Replicating data 106 between the source data lake 102 and the destination data lake 104 may be triggered by a triggering event 108. For example, the triggering event 108 may include an ingestion of data 106 into the source data lake 102. The ingestion of data 106 may include the process of flowing data from its origin (e.g., a user device, user log, etc.) to one or more data stores such as the source data lake 102. For example, the data 106 may be ingested as a user upload, a telemetry ingestion, and/or a cloud-to-cloud ingestion. In some examples, the triggering event 108 may include a modification (addition, deletion, change, etc.) to the data 106 in the source data lake 102.
In response to detecting the triggering event 108 a cloud function 110 may be invoked. For example, a cloud function 110 that is mapped to the triggering event 108 may be invoked. In some examples, the cloud function may include a function executable to replicate data 106 from the source data lake 102 to the destination data lake 104.

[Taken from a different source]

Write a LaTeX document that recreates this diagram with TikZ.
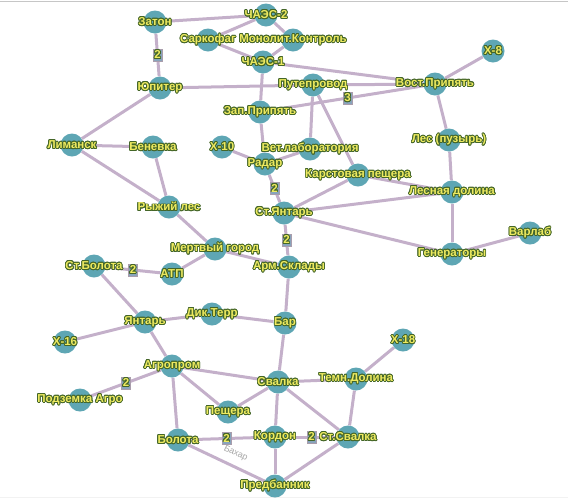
\documentclass[tikz,border=0pt]{standalone}
\usepackage{fontspec}
\setmainfont{Liberation Sans}
\usepackage{contour}
\usetikzlibrary{backgrounds}
\definecolor{roadcol}{RGB}{196,176,202}
\definecolor{stncol}{RGB}{94,166,180}
\definecolor{txtcol}{RGB}{238,234,96}
\definecolor{outcol}{RGB}{68,102,40}
\definecolor{numcol}{RGB}{136,164,188}
\contourlength{0.8pt}

\begin{document}
\begin{tikzpicture}[x=1pt, y=-1pt,
	stn/.style={circle, fill=stncol, minimum size=23pt, inner sep=0pt},
	lbl/.style={font=\fontsize{11.5}{12}\selectfont\bfseries, text=txtcol, inner sep=0pt},
	road/.style={draw=roadcol, line width=3pt},
	num/.style={fill=numcol, draw=roadcol!60!gray, line width=0.6pt, inner sep=1.5pt, font=\fontsize{11.5}{12}\selectfont\bfseries, text=txtcol}]
	\useasboundingbox (0,0) rectangle (568,499);
	\draw[gray!45, line width=1.5pt] (0,1.5) -- (568,1.5);
	\draw[gray!10, line width=0.8pt] (0,497.5) -- (568,497.5);
	\foreach \n/\p in {zaton/{155,22}, chaes2/{266,15}, sarkofag/{208,40}, monolit/{293,40}, chaes1/{263,62},
		yupiter/{160,88}, puteprovod/{313,85}, zappr/{260,112}, vostpr/{435,84}, x8/{493,51}, lespuz/{449,140},
		limansk/{72,145}, benevka/{153,147}, x10/{222,147}, radar/{265,164}, vetlab/{310,149}, karst/{358,175},
		lesdol/{452,192}, styantar/{284,213}, ryzh/{169,207}, mertv/{215,249}, armskl/{289,267}, generat/{452,254},
		varlab/{530,233}, stbol/{94,266}, atp/{172,274}, yantar/{145,322}, diktp/{212,314}, bar/{285,323},
		x16/{65,342}, agro/{172,366}, podagro/{80,400}, svalka/{278,382}, temn/{356,379}, x18/{403,340},
		peshch/{228,412}, bolota/{178,440}, kordon/{275,437}, stsval/{348,437}, predb/{275,486}}
		{\node[stn] (\n) at (\p) {};}
	\begin{scope}[on background layer]
		\foreach \a/\b in {zaton/chaes2, chaes2/sarkofag, chaes2/monolit, sarkofag/chaes1, monolit/chaes1,
			chaes1/vostpr, chaes1/zappr, yupiter/puteprovod, puteprovod/vostpr, yupiter/limansk, puteprovod/vetlab,
			puteprovod/karst, zappr/radar, x10/radar, radar/vetlab, limansk/benevka, limansk/ryzh, benevka/ryzh,
			ryzh/mertv, mertv/atp, mertv/armskl, styantar/karst, styantar/lesdol, styantar/generat, karst/lesdol,
			lespuz/lesdol, vostpr/lespuz, vostpr/x8, lesdol/generat, generat/varlab, stbol/yantar, yantar/x16,
			yantar/diktp, diktp/bar, armskl/bar, yantar/agro, bar/svalka, agro/svalka, agro/peshch, agro/bolota,
			svalka/peshch, svalka/temn, svalka/kordon, svalka/stsval, temn/x18, temn/stsval, kordon/predb, stsval/predb}
			{\draw[road] (\a) -- (\b);}
		\foreach \a/\b/\k in {zaton/yupiter/2, zappr/vostpr/3, radar/styantar/2, styantar/armskl/2,
			stbol/atp/2, agro/podagro/2, bolota/kordon/2, kordon/stsval/2}
			{\draw[road] (\a) -- node[num] {\contour{outcol}{\k}} (\b);}
		\draw[road] (bolota) -- node[pos=0.55, sloped, above=7pt, inner sep=0pt, font=\fontsize{9}{9}\selectfont, text=gray!70] {Бахар} (predb);
	\end{scope}
	\foreach \n/\t in {zaton/Затон, chaes2/ЧАЭС-2, sarkofag/Саркофаг, monolit/Монолит.Контроль, chaes1/ЧАЭС-1,
		yupiter/Юпитер, puteprovod/Путепровод, zappr/Зап.Припять, vostpr/Вост.Припять, x8/Х-8, lespuz/Лес (пузырь),
		limansk/Лиманск, benevka/Беневка, x10/Х-10, radar/Радар, vetlab/Вет.лаборатория, karst/Карстовая пещера,
		lesdol/Лесная долина, styantar/Ст.Янтарь, ryzh/Рыжий лес, mertv/Мертвый город, armskl/Арм.Склады,
		generat/Генераторы, varlab/Варлаб, stbol/Ст.Болота, atp/АТП, yantar/Янтарь, diktp/Дик.Терр, bar/Бар,
		x16/Х-16, agro/Агропром, podagro/Подземка Агро, svalka/Свалка, temn/Темн.Долина, x18/Х-18,
		peshch/Пещера, bolota/Болота, kordon/Кордон, stsval/Ст.Свалка, predb/Предбанник}
		{\node[lbl] at (\n) {\contour{outcol}{\t}};}
\end{tikzpicture}
\end{document}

However, prior to and/or as a precondition to executing the cloud function 110, a permission to execute the cloud function 110 may be obtained from the execution role 112 for the cloud function 110. For example, the execution role 112 may specify permission policies associated with executing the cloud function 110 triggered by the triggering event 108. For example, the execution role 112 may specify under which circumstances the cloud function 110 may be executed. For example, the execution role 112 may be assumed by the cloud function 110 in order to grant permissions to the cloud function 110 to access various resources and/or to perform various operations such as replicating the data 106. If the execution role 112 authorizes the cloud function 110 execution, then the cloud function 110 may assume the execution role 112 in order to obtain permissions to execute the cloud function 110. If the execution role 112 does not authorize the cloud function execution, then the cloud function 110 may not execute.
The cloud function 110 may have assumed the permissions authorized by the execution role 112, but the assumed permissions may be limited to the source data lake 102 side of the data replication operation. That is, the cloud function 110 may have the permissions to access the data 106 and perform various operations associated with its replication, but the cloud function 110 may still lack permission 114 with respect to replicating the data 106 to the destination data lake 104. That is, in order to execute the cloud function 110 and replicate the data 106 to the destination data lake 104, the cloud function 110 may have to obtain permission to write the data 106 to a destination data lake 104.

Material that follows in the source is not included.